PORTRAIT D’UN GENTILHOMME EN REDINGOTE
ÉCOLE FRANÇAISE, vers 1790
Aquarelle et gouache, sans verre, cadre en métal
7,2 × 6,2 cm / 2,83 × 2,44 pouces
PROVENANCE
Collection privée, France
À PROPOS DE LA MINIATURE
Cette délicate miniature, probablement peinte vers 1790, représente un jeune gentilhomme vêtu d’une redingote — un vêtement emblématique de l’anglomanie qui séduisait les cercles aristocratiques français dans les dernières décennies de l’Ancien Régime. L’œuvre s’inscrit dans la tradition du portrait français, tout en empruntant à l’iconographie et aux codes vestimentaires venus d’outre-Manche.
Le modèle porte une redingote croisée de couleur brun foncé — un manteau d’origine anglaise adopté puis adapté par l’aristocratie et la bourgeoisie élégante.

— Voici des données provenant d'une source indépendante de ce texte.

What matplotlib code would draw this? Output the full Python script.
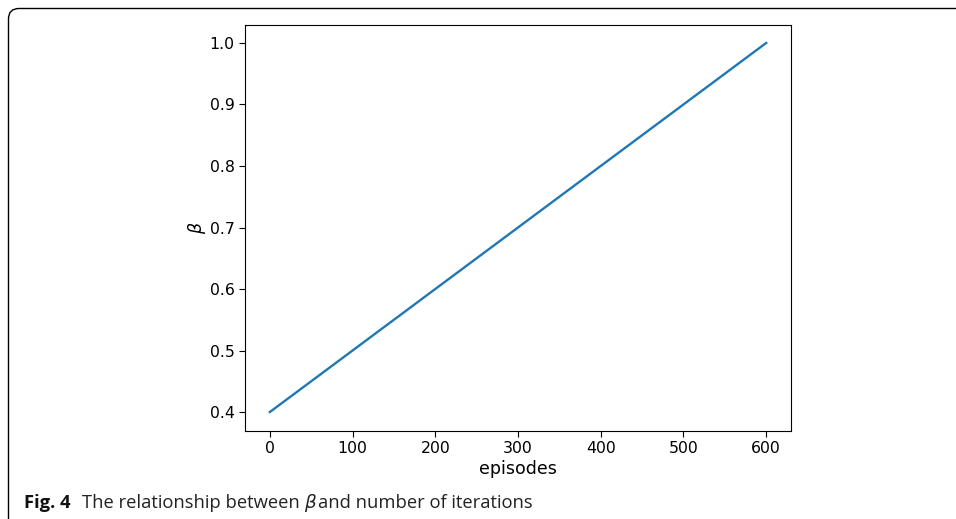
import matplotlib
matplotlib.use("Agg")
import matplotlib.pyplot as plt
from matplotlib.patches import FancyBboxPatch

# data: beta grows linearly over the episodes
episodes = [0, 600]
beta = [0.4, 1.0]
x_ticks = [0, 100, 200, 300, 400, 500, 600]
y_ticks = [0.4, 0.5, 0.6, 0.7, 0.8, 0.9, 1.0]

W, H = 956, 519
fig = plt.figure(figsize=(W / 100, H / 100), dpi=100)

# rounded frame of the journal figure box (runs off the right and bottom edge)
frame = FancyBboxPatch((8.5 / W, -12 / H), 1.2, (H - 8.5 + 12) / H,
                       boxstyle="round,pad=0,rounding_size=0.011",
                       transform=fig.transFigure, facecolor="none",
                       edgecolor="black", linewidth=1.0, mutation_aspect=W / H)
fig.patches.append(frame)

ax = fig.add_axes([245 / W, 1 - 430.5 / H, 546 / W, 406 / H])
ax.plot(episodes, beta, color="#1f77b4", linewidth=1.7)
ax.set_xticks(x_ticks)
ax.set_yticks(y_ticks)
ax.tick_params(labelsize=11.3, length=4)
ax.set_xlabel("episodes", fontsize=12.5, labelpad=3)
ax.set_ylabel(r"$\beta$", fontsize=12.5, labelpad=1)

# caption: bold "Fig. 4" then the plain text
fs = 13.2
yb = 1 - 507.5 / H
fig.canvas.draw()
r = fig.canvas.get_renderer()
t1 = fig.text(24 / W, yb, "Fig. 4", fontsize=fs, fontweight="bold",
              family="Open Sans", va="baseline", color="#111111")
bb = t1.get_window_extent(r)
t2 = fig.text((bb.x1 + 11) / W, yb, "The relationship between ", fontsize=fs,
              family="Open Sans", va="baseline", color="#222222")
bb = t2.get_window_extent(r)
t3 = fig.text(bb.x1 / W, yb, r"$\beta$", fontsize=fs, va="baseline", color="#222222")
bb = t3.get_window_extent(r)
fig.text((bb.x1 + 1) / W, yb, "and number of iterations", fontsize=fs,
         family="Open Sans", va="baseline", color="#222222")

fig.savefig("out.png", dpi=100)
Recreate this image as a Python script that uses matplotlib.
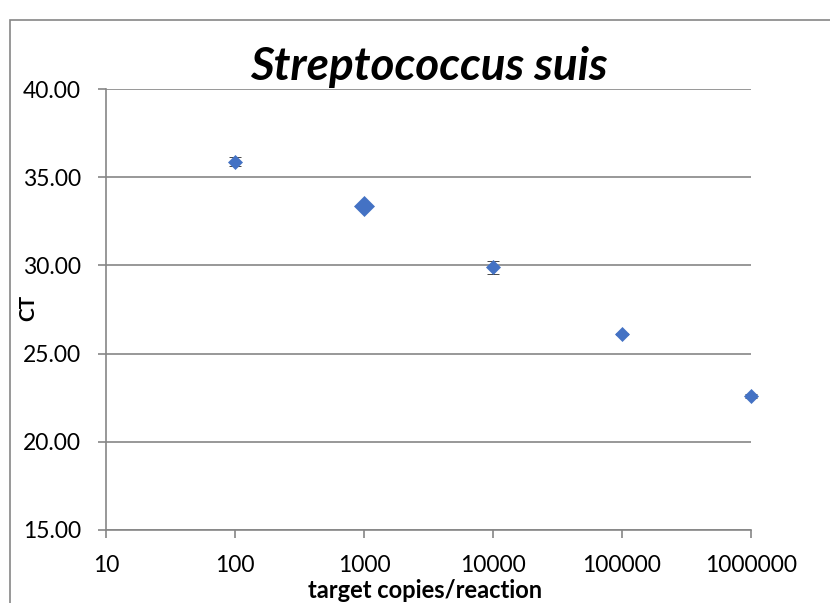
import numpy as np
import matplotlib.pyplot as plt
from matplotlib.patches import Rectangle

# data
copies = [100, 1000, 10000, 100000, 1000000]
ct_mean = [35.87, 33.38, 29.89, 26.13, 22.61]
ct_err = [0.26, 0.0, 0.38, 0.05, 0.1]
marker_size = [7.5, 10.5, 7.5, 7.5, 7.5]

y_ticks = [15, 20, 25, 30, 35, 40]
x_ticks = [10, 100, 1000, 10000, 100000, 1000000]

plt.rcParams['font.family'] = ['Lato', 'DejaVu Sans']

W, H = 830, 603
fig = plt.figure(figsize=(W / 100, H / 100), dpi=100)
ax = fig.add_axes([106 / W, 1 - 530 / H, (751 - 106) / W, (530 - 89) / H])

grey = '#868686'
blue = '#4472C4'

for x, y, e, s in zip(copies, ct_mean, ct_err, marker_size):
    ax.errorbar(x, y, yerr=e, fmt='D', color=blue, markersize=s, markeredgewidth=0.5,
                ecolor='black', elinewidth=1, capsize=4.5, capthick=1.2, zorder=3,
                clip_on=False)

ax.set_xscale('log')
ax.set_xlim(10, 1000000)
ax.set_ylim(15, 40)
ax.set_xticks(x_ticks)
ax.set_xticklabels([str(v) for v in x_ticks])
ax.minorticks_off()
ax.set_yticks(y_ticks)
ax.set_yticklabels(['%.2f' % v for v in y_ticks])

ax.yaxis.grid(True, color=grey, linewidth=1.2)
ax.set_axisbelow(True)
for side in ['top', 'right']:
    ax.spines[side].set_visible(False)
for side in ['left', 'bottom']:
    ax.spines[side].set_color(grey)
    ax.spines[side].set_linewidth(1.2)
ax.tick_params(axis='both', colors=grey, labelcolor='black', labelsize=16.5, length=6, width=1.2)
ax.tick_params(axis='x', pad=12)
ax.tick_params(axis='y', pad=12)

ax.set_title('Streptococcus suis', fontsize=33, fontweight='bold', fontstyle='italic', pad=6.5)
fig.text(425 / W, 5 / H, 'target copies/reaction', fontsize=17, fontweight='bold',
         ha='center', va='baseline')
fig.text(28 / W, 1 - 308 / H, 'CT', fontsize=15, fontweight='bold', rotation=90,
         ha='center', va='center')

# chart area border (cut off at right and bottom like the original)
fig.patches.append(Rectangle((10 / W, -0.1), 1.2, 1 - 20 / H + 0.1, transform=fig.transFigure,
                             fill=False, edgecolor=grey, linewidth=1.2))

plt.savefig('out.png', dpi=100)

Le vêtement est ajusté, les revers sont nets, et les boutons haut placés évoquent à la fois une rigueur militaire et un usage sportif. Sous la redingote, on aperçoit un gilet orange vif qui ajoute une touche de couleur, tandis qu’un foulard blanc richement plissé vient adoucir la silhouette structurée.
Particulièrement notable est la coiffure du modèle : ni poudrée ni nouée en catogan, elle est portée au naturel — légèrement ébouriffée, courte et volumineuse sur les côtés. Ce détail marque une rupture avec les perruques poudrées de la génération précédente et reflète les nouveaux idéaux de virilité naturelle et de simplicité britannique.
CONTEXTE : L’ANGLOMANIE ET LA NOUVELLE MASCULINITÉ
Dans les années 1780, la mode française entame une transformation radicale. Sous l’influence du vêtement de sport anglais, l’aristocratie et les élites urbaines délaissent les styles ornés de la cour pour des habits valorisant la fonctionnalité, la retenue et une élégance masculine décontractée. Cette anglomanie dépasse le seul cadre vestimentaire : elle touche aussi le jardinage, les manières, la politique. Mais c’est dans l’habit qu’elle trouve sa forme la plus visible.
La redingote, dérivée du manteau d’équitation anglais, devient alors la pièce maîtresse de la nouvelle silhouette masculine. Coupée haut sous les bras pour favoriser la liberté de mouvement, réalisée en draps de laine épais, elle marie l’utilité à l’élégance. Comme le rappellent les sources contemporaines, ce manteau évolue au début du XIXe siècle vers la queue-de-pie, assurant la transition entre la campagne et la ville, entre la praticité et la mode.
Cette miniature, bien qu’anonyme, témoigne de ce moment charnière. Elle ne saisit pas seulement les traits d’un individu, mais aussi les valeurs d’une génération en quête d’identité moderne à travers la sobriété, la simplicité et le style britannique.